It seemed like a good idea at the time. The time I’m talking about was 1776, and the good idea was a compartmentalized government with three separate branches to provide checks and balances. The reasoning behind this was to make it difficult to change the status quo with quick and easy new legislation, because the founding fathers distrusted the prospect of too much government. At the end of the Eighteenth Century, this was the perfect form of government for a new nation on a new continent with seemingly unlimited resources, insulated from the rest of the world by two vast oceans. The government, small by design, was there mostly to provide a national defense, to forge foreign treaties, and to intervene in differences between the states.
Things change. The founding fathers could never have imagined today’s America. Electronic telecommunications have bridged the oceans with instantaneous information flow. Carbon emissions produced on this continent can raise the sea level at the margin of every continent. The earth’s largest religion, Islam, has spawned a militant faction bent on the destruction of America, and the means exist for these radicals to achieve their goals. For an entire century, America led the world with its civic-institutional progress, but now the rest of the developed world has overtaken us and currently leads us with its public education and healthcare. The free-market system of capitalism has degenerated into a modern feudalism where working serfs serve only to enrich an obscenely wealthy upper class, and now even that hideous system is broken.
The thing about all this that’s most alarming, however, is that every one of these dynamics has the capability to change parameters in a short period of time.

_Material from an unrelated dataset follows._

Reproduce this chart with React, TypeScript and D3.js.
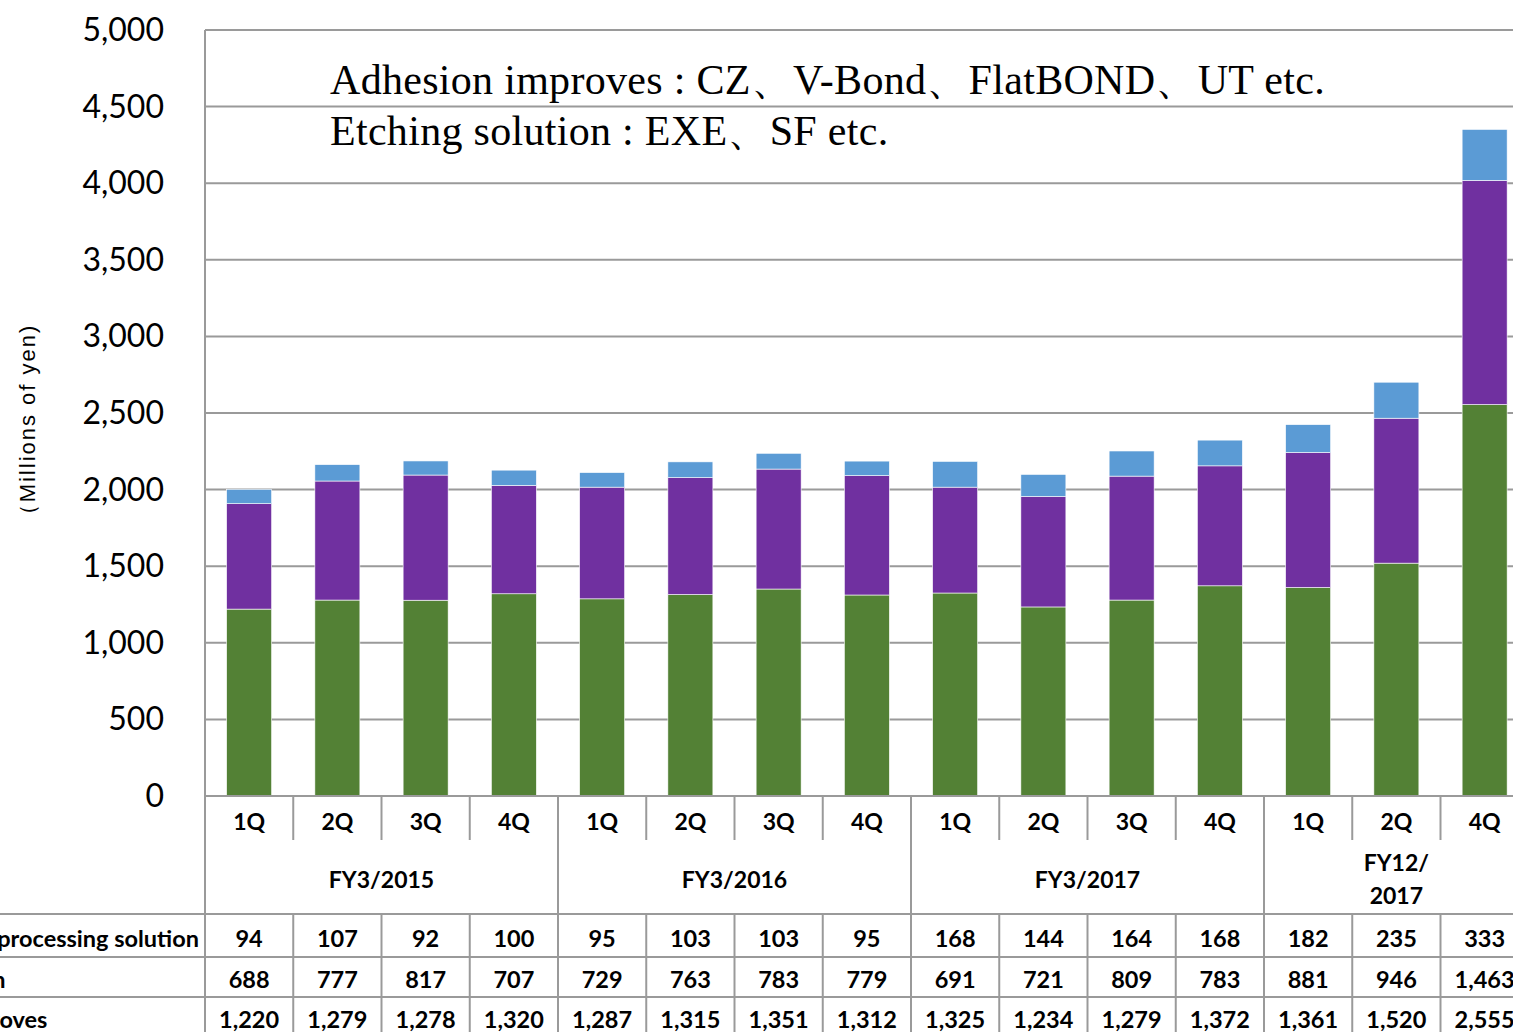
import React from 'react';
import * as d3 from 'd3';

// quarterly sales by product line (millions of yen)
const quarters = ['1Q', '2Q', '3Q', '4Q', '1Q', '2Q', '3Q', '4Q', '1Q', '2Q', '3Q', '4Q', '1Q', '2Q', '4Q'];
const fiscalYears = [
  { label: ['FY3/2015'], count: 4 },
  { label: ['FY3/2016'], count: 4 },
  { label: ['FY3/2017'], count: 4 },
  { label: ['FY12/', '2017'], count: 3 },
];
const adhesion = [1220, 1279, 1278, 1320, 1287, 1315, 1351, 1312, 1325, 1234, 1279, 1372, 1361, 1520, 2555];
const etching = [688, 777, 817, 707, 729, 763, 783, 779, 691, 721, 809, 783, 881, 946, 1463];
const other = [94, 107, 92, 100, 95, 103, 103, 95, 168, 144, 164, 168, 182, 235, 333];
const yTicks = [0, 500, 1000, 1500, 2000, 2500, 3000, 3500, 4000, 4500, 5000];

const seriesKeys = ['adhesion', 'etching', 'other'];
const colors: Record<string, string> = { adhesion: '#538135', etching: '#7030A0', other: '#5B9BD5' };

// table rows, top to bottom
const tableRows = [
  { name: 'Other processing solution', values: other },
  { name: 'Etching solution', values: etching },
  { name: 'Adhesion improves', values: adhesion },
];

const W = 1513;
const H = 1032;
const left = 205;
const top = 30;
const bottom = 796;
const gridColor = '#9a9a9a';
const sans = 'Lato, "Open Sans", sans-serif';
const serif = '"Liberation Serif", "Times New Roman", serif';

export default function App() {
  const idx = quarters.map((_, i) => i);
  const x = d3.scaleBand<number>().domain(idx).range([left, left + 88.25 * 15]).paddingInner(0.49).paddingOuter(0.245);
  const step = x.step();
  const y = d3.scaleLinear().domain([0, 5000]).range([bottom, top]);

  const rows = idx.map((i) => ({ i, adhesion: adhesion[i], etching: etching[i], other: other[i] }));
  const stacked = d3.stack<any>().keys(seriesKeys)(rows);

  const fmt = d3.format(',');
  const cellLeft = (i: number) => left + i * step;

  // group boundaries
  const groupStarts: number[] = [];
  let acc = 0;
  fiscalYears.forEach((g) => { groupStarts.push(acc); acc += g.count; });

  const rowLines = [914, 957, 997];
  const rowBaselines = [947, 988, 1028];
  const labelX = [199, -163, -152];

  return (
    <div style={{ position: 'absolute', left: 0, top: 0 }}>
      <svg width={W} height={H} style={{ display: 'block', background: '#fff' }}>
        {/* gridlines */}
        {yTicks.map((t) => (
          <line key={'g' + t} x1={left} x2={W} y1={y(t)} y2={y(t)} stroke={gridColor} strokeWidth={2} />
        ))}
        {/* y tick labels */}
        {yTicks.map((t) => (
          <text key={'t' + t} x={164} y={y(t) + 11} textAnchor="end" fontFamily={sans} fontSize={32} fill="#000">
            {fmt(t)}
          </text>
        ))}
        <text transform="translate(35,425) rotate(-90)" textAnchor="middle" fontFamily='"Liberation Sans", Arial, sans-serif' fontSize={22} letterSpacing={2} fill="#000">
          （Millions of yen)
        </text>

        {/* stacked bars */}
        {stacked.map((s) => (
          <g key={s.key} fill={colors[s.key]}>
            {s.map((d, i) => (
              <rect key={i} x={x(i)} width={x.bandwidth()} y={y(d[1])} height={y(d[0]) - y(d[1])} stroke="#ffffff" strokeWidth={0.6} />
            ))}
          </g>
        ))}

        {/* axis frame */}
        <line x1={left} x2={left} y1={top} y2={H} stroke={gridColor} strokeWidth={2} />
        <line x1={left} x2={W} y1={bottom} y2={bottom} stroke={gridColor} strokeWidth={2} />

        {/* annotation */}
        <text x={330} y={94} fontFamily={serif} fontSize={42} letterSpacing={0.3} fill="#000">
          Adhesion improves : CZ、V-Bond、FlatBOND、UT etc.
        </text>
        <text x={330} y={145} fontFamily={serif} fontSize={42} letterSpacing={0.3} fill="#000">
          Etching solution : EXE、SF etc.
        </text>

        {/* quarter row */}
        {idx.map((i) => (
          <g key={'q' + i}>
            {i > 0 && (
              <line x1={cellLeft(i)} x2={cellLeft(i)} y1={bottom} y2={groupStarts.includes(i) ? 914 : 840} stroke={gridColor} strokeWidth={2} />
            )}
            <text x={x(i)! + x.bandwidth() / 2} y={830} textAnchor="middle" fontFamily={sans} fontWeight={700} fontSize={23} fill="#000">
              {quarters[i]}
            </text>
          </g>
        ))}

        {/* fiscal year row */}
        {fiscalYears.map((g, k) => {
          const cx = cellLeft(groupStarts[k]) + (g.count * step) / 2;
          const lines = g.label;
          return (
            <text key={'fy' + k} x={cx} textAnchor="middle" fontFamily={sans} fontWeight={700} fontSize={23} fill="#000">
              {lines.map((l, j) => (
                <tspan key={j} x={cx} y={lines.length === 1 ? 888 : 871 + j * 33}>{l}</tspan>
              ))}
            </text>
          );
        })}

        {/* data table */}
        {rowLines.map((ly) => (
          <line key={'r' + ly} x1={0} x2={W} y1={ly} y2={ly} stroke={gridColor} strokeWidth={2} />
        ))}
        {idx.slice(1).map((i) => (
          <line key={'v' + i} x1={cellLeft(i)} x2={cellLeft(i)} y1={914} y2={H} stroke={gridColor} strokeWidth={2} />
        ))}
        {tableRows.map((r, k) => (
          <g key={'row' + k}>
            <text x={labelX[k]} y={rowBaselines[k]} textAnchor={k === 0 ? 'end' : 'start'} fontFamily={sans} fontWeight={700} fontSize={23.5} fill="#000">
              {r.name}
            </text>
            {r.values.map((v, i) => (
              <text key={i} x={x(i)! + x.bandwidth() / 2} y={rowBaselines[k]} textAnchor="middle" fontFamily={sans} fontWeight={700} fontSize={23.5} fill="#000">
                {fmt(v)}
              </text>
            ))}
          </g>
        ))}
      </svg>
    </div>
  );
}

In the case of 9/11 and the Wall Street meltdown, change occurred almost instantaneously, and the government of the founding fathers, ponderous by design, was simply not up to the task of meeting the challenges in a timely manner.If the shortcomings of a sluggish government would be a surprise to the founding fathers, then even more surprising would be the two party system that has evolved, with Democrats and Republicans, calcified around polar ideologies into an American equivalent of the Shites and Sunnis in Iraq.
Then again, come to think of it, maybe the founding fathers never expected the government they created to last beyond 250 years.